Fig. 2.. Bone remodeling activity visualized in vivo by HR-pQCT at the distal tibia.

(A) Total formation (Tt.F) and resorption (Tt.R) quantified over the mission timeline at the distal tibia reveal imbalanced turnover in microgravity that reverses within the first 6 months (R + 0 days—R + 6 months) after flight and stabilizes in the second 6 months (R + 6—R + 12 months) of recovery. Individual markers represent individual astronauts. Significant differences between Tt.F and Tt.R are indicated (**P < 0.01, ****P < 0.0001). (B) Participant odds ratios quantify the mechanoregulation of formation (OR_F) and resorption (OR_R) events. OR_F and OR_R reflect the percent change in formation or resorption likelihood per percent strain change. Notably, there is an increase in both OR_F and OR_R upon return to Earth, indicating adaptation to gravitational forces during reconditioning. Significant differences between time points are indicated (***P < 0.001). (C and D) Representative images show bone microstructure with resorption (purple) and formation (orange) sites that occurred during microgravity (C) and within the first 6 months of reloading after flight (D). (E) Strain distribution in bone microstructure simulated using micro–finite element (FE) analysis. Micro-FE analysis is a computational technique to estimate local deformations (i.e., strain) by simulating a virtual mechanical compression test of the bone microstructure. Color map represents strain magnitude under simulated gravitational loading.

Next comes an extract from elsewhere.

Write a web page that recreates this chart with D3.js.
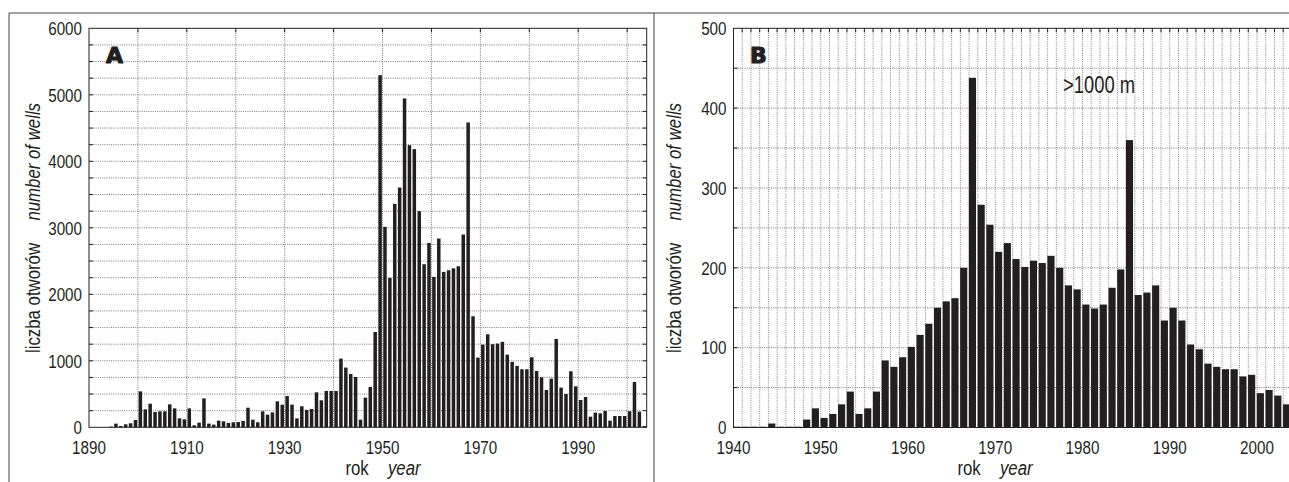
<!DOCTYPE html>
<html>
<head>
<meta charset="utf-8">
<script src="https://cdn.jsdelivr.net/npm/d3@7"></script>
<style>
  body { margin: 0; background: #fff; }
  text { fill: #231f20; }
</style>
</head>
<body>
<script>
// panel A: all wells, one bar per year
const yearsA = d3.range(1894, 2004);
const valuesA = [10, 55, 20, 45, 60, 110, 540, 270, 355, 230, 240, 240, 345, 285, 135, 120,
  285, 30, 70, 435, 55, 40, 100, 90, 65, 75,
  80, 95, 295, 115, 75, 240, 190, 225, 390, 340,
  470, 341, 135, 316, 261, 276, 526, 406, 547, 547,
  547, 1033, 898, 802, 757, 115, 446, 607, 1434, 5296,
  3014, 2247, 3360, 3606, 4945, 4243, 4183, 3250, 2452, 2773,
  2262, 2839, 2337, 2362, 2390, 2422, 2899, 4584, 1670, 1048,
  1244, 1399, 1249, 1259, 1284, 1093, 983, 923, 873, 873,
  1053, 848, 752, 562, 732, 1329, 597, 501, 842, 617,
  411, 456, 160, 221, 210, 246, 100, 170, 170, 170,
  241, 682, 236, 20];
const yTicksA = [0, 1000, 2000, 3000, 4000, 5000, 6000];
const xTicksA = [1890, 1910, 1930, 1950, 1970, 1990];

// panel B: wells deeper than 1000 m
const yearsB = d3.range(1940, 2004);
const valuesB = [1, 1, 1, 1, 5, 1, 1, 1, 10, 24, 12, 17, 29, 45, 17, 24, 45, 84, 76, 88,
  101, 116, 130, 150, 158, 162, 200, 438, 279, 254, 220, 231, 211, 201, 209, 206, 215, 200, 178, 173,
  154, 149, 154, 175, 198, 360, 166, 169, 178, 134, 150, 134, 104, 98, 80, 76, 73, 73, 64, 66,
  43, 47, 40, 29];
const yTicksB = [0, 100, 200, 300, 400, 500];
const xTicksB = [1940, 1950, 1960, 1970, 1980, 1990, 2000];

const W = 1289, H = 482;
const FONT = "'Liberation Sans', Arial, sans-serif";
const NARROW = 0.8;   // condensed look of the original type
const INK = "#231f20";

const svg = d3.select("body").append("svg")
  .attr("width", W)
  .attr("height", H)
  .style("font-family", FONT);

// outer frame of the figure
svg.append("path")
  .attr("d", "M9,482V13H1289M654,13V482")
  .attr("fill", "none")
  .attr("stroke", "#444")
  .attr("stroke-width", 1);

// condensed text: squeeze along the writing direction
function label(parent, x, y, size, anchor, rotate = 0) {
  return parent.append("g")
    .attr("transform", `translate(${x},${y}) rotate(${rotate}) scale(${NARROW},1)`)
    .append("text")
    .attr("text-anchor", anchor)
    .attr("font-size", size);
}

function panel(cfg) {
  const { x, y, years, values, gridX, gridY, barPad, barShift } = cfg;
  const [x0, x1] = x.range();
  const [y0, y1] = y.range();
  const g = svg.append("g");

  // dotted grid
  g.append("g").selectAll("line")
    .data(gridX)
    .join("line")
    .attr("x1", d => x(d)).attr("x2", d => x(d))
    .attr("y1", y1).attr("y2", y0)
    .attr("stroke", cfg.gridColorX)
    .attr("stroke-dasharray", "1,1.2");

  g.append("g").selectAll("line")
    .data(gridY)
    .join("line")
    .attr("x1", x0).attr("x2", Math.min(x1, W))
    .attr("y1", d => y(d)).attr("y2", d => y(d))
    .attr("stroke", cfg.gridColorY)
    .attr("stroke-dasharray", "1,1.2");

  // bars
  const step = x(years[0] + 1) - x(years[0]);
  g.append("g").selectAll("rect")
    .data(years.map((yr, i) => ({ yr, v: values[i] })))
    .join("rect")
    .attr("x", d => x(d.yr) + barPad + barShift)
    .attr("width", step - 2 * barPad)
    .attr("y", d => y(d.v))
    .attr("height", d => y(0) - y(d.v))
    .attr("fill", INK);

  // plot frame
  g.append("rect")
    .attr("x", x0).attr("y", y1)
    .attr("width", x1 - x0).attr("height", y0 - y1)
    .attr("fill", "none")
    .attr("stroke", "#222")
    .attr("stroke-width", 1);

  // inward ticks
  const tick = g.append("g").attr("stroke", "#222");
  gridY.forEach(v => {
    tick.append("line").attr("x1", x0).attr("x2", x0 + 4).attr("y1", y(v)).attr("y2", y(v));
    if (x1 <= W) tick.append("line").attr("x1", x1 - 4).attr("x2", x1).attr("y1", y(v)).attr("y2", y(v));
  });
  cfg.topTicks.forEach(t => {
    tick.append("line").attr("x1", x(t)).attr("x2", x(t)).attr("y1", y1).attr("y2", y1 + 4);
  });

  // tick labels
  cfg.yTicks.forEach(v => label(g, x0 - 7, y(v) + 6.8, 19, "end").text(v));
  cfg.xTicks.forEach(t => label(g, x(t), 454, 19, "middle").text(t));

  // axis titles
  const xt = label(g, cfg.xTitleX, 475, 21, "middle");
  xt.append("tspan").text("rok");
  xt.append("tspan").attr("dx", 24).attr("font-style", "italic").text("year");

  const yt = label(g, cfg.yTitleX, 228, 21, "middle", -90);
  yt.append("tspan").text("liczba otworów");
  yt.append("tspan").attr("dx", 28).attr("font-style", "italic").text("number of wells");

  // panel letter
  g.append("text")
    .attr("x", cfg.letterX)
    .attr("y", 63)
    .attr("font-family", "'DejaVu Sans', sans-serif")
    .attr("font-weight", "bold")
    .attr("font-size", 22)
    .attr("stroke", INK)
    .attr("stroke-width", 1.1)
    .attr("stroke-linejoin", "round")
    .text(cfg.letter);

  return g;
}

const xA = d3.scaleLinear().domain([1890, 2004]).range([89, 646.7]);
const yA = d3.scaleLinear().domain([0, 6000]).range([427.3, 28.3]);
panel({
  x: xA, y: yA, years: yearsA, values: valuesA,
  gridX: d3.range(1900, 2004, 10),
  gridY: d3.range(250, 6000, 250),
  topTicks: d3.range(1900, 2004, 10),
  gridColorX: "#7a7a7a", gridColorY: "#7a7a7a",
  xTicks: xTicksA, yTicks: yTicksA,
  barPad: 0.7, barShift: 0,
  xTitleX: 383, yTitleX: 40,
  letter: "A", letterX: 106
});

const xB = d3.scaleLinear().domain([1940, 2005]).range([733.5, 733.5 + 65 * 8.725]);
const yB = d3.scaleLinear().domain([0, 500]).range([427.5, 28.3]);
const gB = panel({
  x: xB, y: yB, years: yearsB, values: valuesB,
  gridX: d3.range(1941, 2005),
  gridY: d3.range(50, 500, 50),
  topTicks: d3.range(1941, 2005),
  gridColorX: "#858585", gridColorY: "#7a7a7a",
  xTicks: xTicksB, yTicks: yTicksB,
  barPad: 0.8, barShift: -1,
  xTitleX: 995, yTitleX: 681,
  letter: "B", letterX: 750
});

label(gB, 1063, 93, 23, "start").text(">1000 m");
</script>
</body>
</html>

Fig. 3.. Connecting local and systemic bone turnover.

(A and B) Correlations between remodeling measures (Tt.F, Tt.R) represented on log scale (A) and mechanoregulation (OR_F, OR_R) of the left and right distal tibia (B). (C to F) Correlations between these metrics and absolute bone turnover markers, including osteocalcin (OCN), procollagen 1 N-terminal propeptide (P1NP), sclerostin, C-telopeptide of cross-linked collagen type I (CTX-I), and type I collagen N-telopeptide (NTX-I). Correlations performed using Spearman’s rank correlation, where positive associations are shaded in red, and negative correlations are in blue. This analysis assesses relationships between local bone remodeling outcomes from high-resolution peripheral quantitative computed tomography and systemic bone metabolic activity. Biochemical bone turnover markers were measured in serum and urine during the following periods: in-flight (FD15-FD180), 6 months post-flight (R + 1, R + 6) and 12-months post-flight (R + 12). Original data on bone turnover markers are available in a previously published work (13). Significant correlations are indicated (*P < 0.05, **P < 0.01).

Fig. 4.. Bone recovery after spaceflight.

(A) Recovery of resorbed bone during early (R + 0 to R + 6 months) and late (R + 6 to R + 12 months) phases at the exact spatial locations previously resorbed in microgravity. Also shown is subsequent resorption after return to Earth at sites formed in microgravity. Individual markers represent individual astronauts. Significant differences between time points are indicated (*P < 0.05, ****P < 0.0001). (B) Linear regression between recovered resorption (early phase) and increase in CTX-I during spaceflight (measured on flight day 15 and before return on flight day 120 or 180). (C and D) Representative high-resolution peripheral quantitative computed tomography images show bone microstructure with resorption (purple) and formation (orange) sites identified in (C) microgravity and (D) at 6 months after return to Earth. (E) Spatial recovery of the same locations previously resorbed in microgravity during the early recovery phase. Periosteal contraction representing reduced cross-sectional area (i.e., bone size) during spaceflight and subsequent expansion may drive the observed elevated periosteal remodeling, potentially explaining previously reported post-mission changes in bone size (15).